## Set problem
Print, please, exactly and only the lines between the line holding "Write the matplotlib code for this chart." and the line holding "from matplotlib.lines import Line2D", inclusive, omitting any pictures.

>> BEGIN Task input

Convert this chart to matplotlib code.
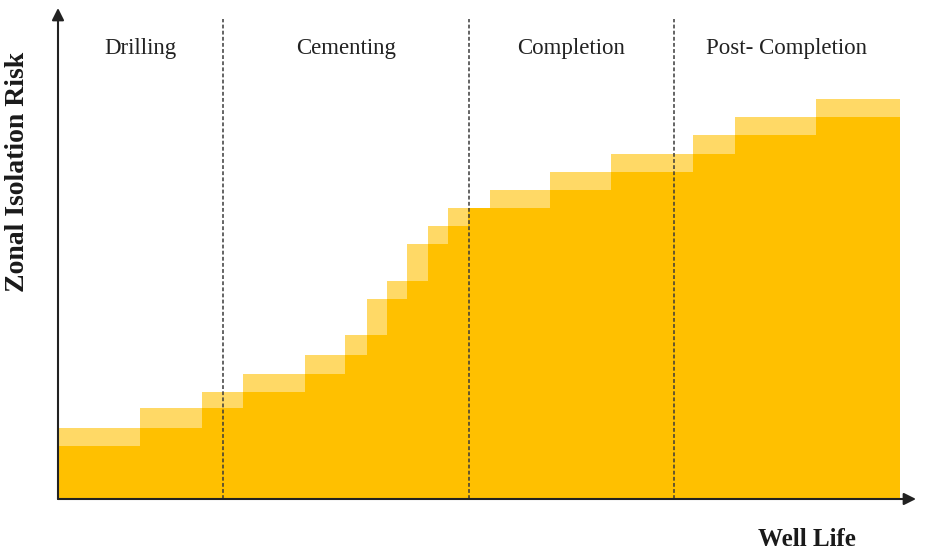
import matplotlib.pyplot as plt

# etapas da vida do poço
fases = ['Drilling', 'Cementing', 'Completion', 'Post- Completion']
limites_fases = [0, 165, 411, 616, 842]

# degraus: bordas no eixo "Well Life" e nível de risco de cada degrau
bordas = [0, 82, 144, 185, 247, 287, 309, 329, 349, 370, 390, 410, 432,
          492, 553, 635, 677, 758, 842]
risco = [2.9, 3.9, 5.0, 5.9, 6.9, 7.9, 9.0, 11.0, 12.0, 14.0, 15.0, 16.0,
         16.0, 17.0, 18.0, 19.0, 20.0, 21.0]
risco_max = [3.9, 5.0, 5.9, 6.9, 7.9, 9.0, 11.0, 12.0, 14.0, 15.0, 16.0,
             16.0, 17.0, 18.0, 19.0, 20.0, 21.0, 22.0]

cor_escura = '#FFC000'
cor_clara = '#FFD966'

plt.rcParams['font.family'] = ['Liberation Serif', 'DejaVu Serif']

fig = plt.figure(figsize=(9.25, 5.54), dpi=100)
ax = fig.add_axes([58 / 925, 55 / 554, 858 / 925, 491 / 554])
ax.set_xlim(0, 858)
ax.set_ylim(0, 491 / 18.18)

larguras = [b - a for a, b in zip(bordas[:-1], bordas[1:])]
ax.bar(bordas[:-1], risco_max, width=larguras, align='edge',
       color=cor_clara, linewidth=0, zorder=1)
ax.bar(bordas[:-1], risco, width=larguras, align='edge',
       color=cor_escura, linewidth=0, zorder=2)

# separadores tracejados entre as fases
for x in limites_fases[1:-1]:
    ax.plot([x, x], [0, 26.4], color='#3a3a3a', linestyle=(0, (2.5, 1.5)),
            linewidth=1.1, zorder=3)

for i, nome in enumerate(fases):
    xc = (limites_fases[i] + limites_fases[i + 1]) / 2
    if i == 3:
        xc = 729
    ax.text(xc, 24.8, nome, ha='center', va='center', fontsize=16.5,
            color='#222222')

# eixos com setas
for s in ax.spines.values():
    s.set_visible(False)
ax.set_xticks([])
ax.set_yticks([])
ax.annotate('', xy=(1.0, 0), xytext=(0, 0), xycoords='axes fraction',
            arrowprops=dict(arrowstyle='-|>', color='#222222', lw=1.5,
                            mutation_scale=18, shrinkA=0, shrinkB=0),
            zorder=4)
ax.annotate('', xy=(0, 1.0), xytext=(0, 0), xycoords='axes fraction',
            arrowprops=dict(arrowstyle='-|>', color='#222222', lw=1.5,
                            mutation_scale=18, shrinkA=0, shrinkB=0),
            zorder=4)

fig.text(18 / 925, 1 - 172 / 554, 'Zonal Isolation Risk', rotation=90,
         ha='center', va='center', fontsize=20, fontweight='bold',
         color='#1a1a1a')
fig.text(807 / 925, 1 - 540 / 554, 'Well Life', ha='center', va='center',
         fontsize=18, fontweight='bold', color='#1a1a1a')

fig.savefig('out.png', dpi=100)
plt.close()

>> END Task input
>> BEGIN Task input

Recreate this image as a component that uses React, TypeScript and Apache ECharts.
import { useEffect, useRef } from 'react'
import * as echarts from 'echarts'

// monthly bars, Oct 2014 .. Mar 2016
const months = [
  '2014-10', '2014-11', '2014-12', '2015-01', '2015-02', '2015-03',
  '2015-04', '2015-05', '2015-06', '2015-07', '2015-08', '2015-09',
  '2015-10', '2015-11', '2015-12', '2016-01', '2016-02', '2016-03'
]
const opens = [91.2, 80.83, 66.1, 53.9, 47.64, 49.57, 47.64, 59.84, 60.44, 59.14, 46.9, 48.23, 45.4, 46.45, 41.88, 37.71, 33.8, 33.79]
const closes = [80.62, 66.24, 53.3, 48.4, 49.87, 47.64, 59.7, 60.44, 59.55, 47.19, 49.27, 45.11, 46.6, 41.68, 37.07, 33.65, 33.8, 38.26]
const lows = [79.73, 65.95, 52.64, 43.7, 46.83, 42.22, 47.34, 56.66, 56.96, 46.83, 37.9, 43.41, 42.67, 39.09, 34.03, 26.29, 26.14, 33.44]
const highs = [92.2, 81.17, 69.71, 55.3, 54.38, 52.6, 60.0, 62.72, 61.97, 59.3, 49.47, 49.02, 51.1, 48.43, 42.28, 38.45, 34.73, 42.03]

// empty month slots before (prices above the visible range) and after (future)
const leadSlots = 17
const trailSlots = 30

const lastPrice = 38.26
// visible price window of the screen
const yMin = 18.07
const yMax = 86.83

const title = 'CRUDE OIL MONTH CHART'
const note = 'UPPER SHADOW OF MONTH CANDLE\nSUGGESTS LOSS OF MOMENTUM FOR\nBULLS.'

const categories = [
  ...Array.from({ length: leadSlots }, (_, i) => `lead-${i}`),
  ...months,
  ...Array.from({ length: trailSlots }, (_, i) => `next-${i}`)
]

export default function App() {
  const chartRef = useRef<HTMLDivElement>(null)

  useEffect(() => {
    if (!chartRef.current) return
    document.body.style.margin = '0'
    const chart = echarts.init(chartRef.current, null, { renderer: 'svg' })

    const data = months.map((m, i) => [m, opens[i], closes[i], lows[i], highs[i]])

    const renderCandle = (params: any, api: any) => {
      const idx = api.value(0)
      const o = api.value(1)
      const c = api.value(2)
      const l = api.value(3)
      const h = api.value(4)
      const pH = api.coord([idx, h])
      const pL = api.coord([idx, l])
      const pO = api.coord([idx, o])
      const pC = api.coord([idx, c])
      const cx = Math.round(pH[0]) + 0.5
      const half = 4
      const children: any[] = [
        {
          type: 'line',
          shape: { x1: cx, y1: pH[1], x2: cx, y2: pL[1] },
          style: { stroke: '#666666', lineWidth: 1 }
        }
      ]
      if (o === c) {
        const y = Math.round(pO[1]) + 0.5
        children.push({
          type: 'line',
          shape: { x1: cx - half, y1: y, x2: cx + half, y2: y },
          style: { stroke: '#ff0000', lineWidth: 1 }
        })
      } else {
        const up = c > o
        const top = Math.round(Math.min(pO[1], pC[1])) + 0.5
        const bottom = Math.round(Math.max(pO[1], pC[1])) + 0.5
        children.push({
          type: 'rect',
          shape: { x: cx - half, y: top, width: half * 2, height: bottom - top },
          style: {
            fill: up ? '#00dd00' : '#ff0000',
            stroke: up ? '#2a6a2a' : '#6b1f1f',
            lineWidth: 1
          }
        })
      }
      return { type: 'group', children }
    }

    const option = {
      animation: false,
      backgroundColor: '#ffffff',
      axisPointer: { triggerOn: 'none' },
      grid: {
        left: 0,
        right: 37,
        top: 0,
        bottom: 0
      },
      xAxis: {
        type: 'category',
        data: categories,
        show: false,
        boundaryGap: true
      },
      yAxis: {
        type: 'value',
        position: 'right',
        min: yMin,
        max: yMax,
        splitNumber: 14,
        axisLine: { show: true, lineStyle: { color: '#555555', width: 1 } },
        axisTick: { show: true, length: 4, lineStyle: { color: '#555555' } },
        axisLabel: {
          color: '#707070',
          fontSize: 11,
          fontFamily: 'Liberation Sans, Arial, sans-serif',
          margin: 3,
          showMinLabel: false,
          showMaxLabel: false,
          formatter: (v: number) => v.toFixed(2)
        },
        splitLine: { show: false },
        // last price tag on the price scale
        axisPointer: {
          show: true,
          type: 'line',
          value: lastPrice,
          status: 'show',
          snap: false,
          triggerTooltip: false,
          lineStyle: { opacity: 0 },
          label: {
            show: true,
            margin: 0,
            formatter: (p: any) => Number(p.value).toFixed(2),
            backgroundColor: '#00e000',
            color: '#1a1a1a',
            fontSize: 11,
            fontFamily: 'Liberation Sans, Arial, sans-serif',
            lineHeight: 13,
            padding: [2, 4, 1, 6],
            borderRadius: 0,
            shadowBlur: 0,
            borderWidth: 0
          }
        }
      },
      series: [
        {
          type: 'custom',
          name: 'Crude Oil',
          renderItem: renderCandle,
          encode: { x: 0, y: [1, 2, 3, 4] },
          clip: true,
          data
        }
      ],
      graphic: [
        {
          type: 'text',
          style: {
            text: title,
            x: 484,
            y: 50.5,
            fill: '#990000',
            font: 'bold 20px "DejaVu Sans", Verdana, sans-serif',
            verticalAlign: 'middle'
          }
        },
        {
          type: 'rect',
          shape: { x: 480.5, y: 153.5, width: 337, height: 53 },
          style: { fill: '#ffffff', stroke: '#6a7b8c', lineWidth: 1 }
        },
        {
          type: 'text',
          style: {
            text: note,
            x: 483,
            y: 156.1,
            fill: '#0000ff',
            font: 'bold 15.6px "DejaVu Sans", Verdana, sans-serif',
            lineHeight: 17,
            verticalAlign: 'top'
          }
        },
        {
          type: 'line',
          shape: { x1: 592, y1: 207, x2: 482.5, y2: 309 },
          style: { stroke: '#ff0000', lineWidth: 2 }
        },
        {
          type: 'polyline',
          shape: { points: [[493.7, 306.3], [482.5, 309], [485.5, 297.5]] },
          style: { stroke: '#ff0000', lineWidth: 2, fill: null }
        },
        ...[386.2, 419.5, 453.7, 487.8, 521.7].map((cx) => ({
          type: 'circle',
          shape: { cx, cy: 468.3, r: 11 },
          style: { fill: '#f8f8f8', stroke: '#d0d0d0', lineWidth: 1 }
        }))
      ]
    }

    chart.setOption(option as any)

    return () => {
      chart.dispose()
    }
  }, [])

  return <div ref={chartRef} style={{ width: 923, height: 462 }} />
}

>> END Task input
>> BEGIN Task input

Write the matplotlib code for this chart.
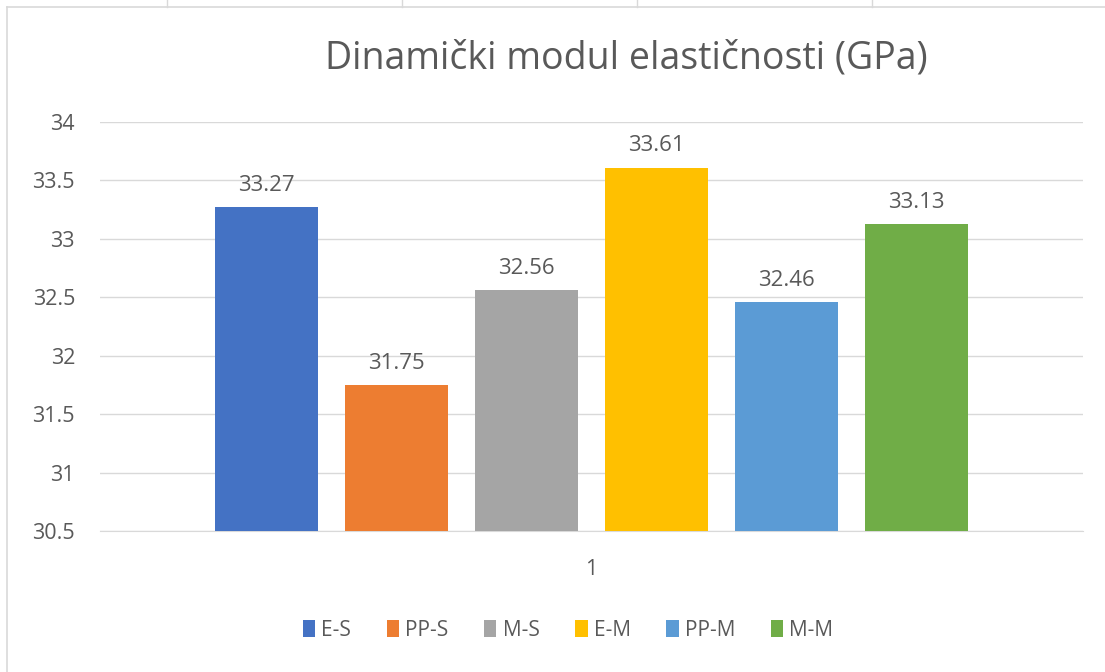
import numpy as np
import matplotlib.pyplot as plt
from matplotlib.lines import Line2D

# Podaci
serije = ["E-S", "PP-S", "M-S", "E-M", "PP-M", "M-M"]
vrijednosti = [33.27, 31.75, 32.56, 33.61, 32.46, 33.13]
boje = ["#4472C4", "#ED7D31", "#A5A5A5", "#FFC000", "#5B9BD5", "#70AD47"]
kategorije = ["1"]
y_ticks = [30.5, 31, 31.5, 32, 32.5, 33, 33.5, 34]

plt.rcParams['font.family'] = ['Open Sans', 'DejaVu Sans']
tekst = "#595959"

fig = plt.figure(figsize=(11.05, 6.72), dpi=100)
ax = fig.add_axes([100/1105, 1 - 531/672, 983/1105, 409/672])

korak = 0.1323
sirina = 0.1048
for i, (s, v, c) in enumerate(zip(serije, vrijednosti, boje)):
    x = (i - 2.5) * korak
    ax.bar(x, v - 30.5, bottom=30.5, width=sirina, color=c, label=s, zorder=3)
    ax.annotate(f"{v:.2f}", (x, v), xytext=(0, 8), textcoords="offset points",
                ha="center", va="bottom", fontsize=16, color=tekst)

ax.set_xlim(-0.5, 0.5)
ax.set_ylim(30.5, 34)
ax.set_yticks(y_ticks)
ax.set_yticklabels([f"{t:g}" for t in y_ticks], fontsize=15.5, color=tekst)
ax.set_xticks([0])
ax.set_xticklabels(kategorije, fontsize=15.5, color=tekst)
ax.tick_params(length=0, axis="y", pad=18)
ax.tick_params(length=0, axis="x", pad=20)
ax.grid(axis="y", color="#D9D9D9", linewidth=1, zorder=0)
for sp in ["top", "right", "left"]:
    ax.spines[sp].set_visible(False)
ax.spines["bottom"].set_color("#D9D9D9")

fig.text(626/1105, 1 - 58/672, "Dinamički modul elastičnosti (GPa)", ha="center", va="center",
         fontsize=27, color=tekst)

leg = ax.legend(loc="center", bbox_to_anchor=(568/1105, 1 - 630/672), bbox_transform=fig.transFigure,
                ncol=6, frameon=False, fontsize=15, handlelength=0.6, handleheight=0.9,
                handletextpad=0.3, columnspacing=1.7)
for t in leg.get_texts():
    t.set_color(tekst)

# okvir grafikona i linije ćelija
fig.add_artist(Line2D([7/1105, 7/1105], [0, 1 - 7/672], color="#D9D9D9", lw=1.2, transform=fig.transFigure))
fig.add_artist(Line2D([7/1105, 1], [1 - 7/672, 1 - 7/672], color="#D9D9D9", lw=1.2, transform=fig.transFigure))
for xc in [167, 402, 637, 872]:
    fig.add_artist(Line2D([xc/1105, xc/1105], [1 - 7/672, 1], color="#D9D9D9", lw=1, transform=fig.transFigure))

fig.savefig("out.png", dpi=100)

>> END Task input

## Answer in full
Write the matplotlib code for this chart.
import numpy as np
import matplotlib.pyplot as plt
from matplotlib.lines import Line2D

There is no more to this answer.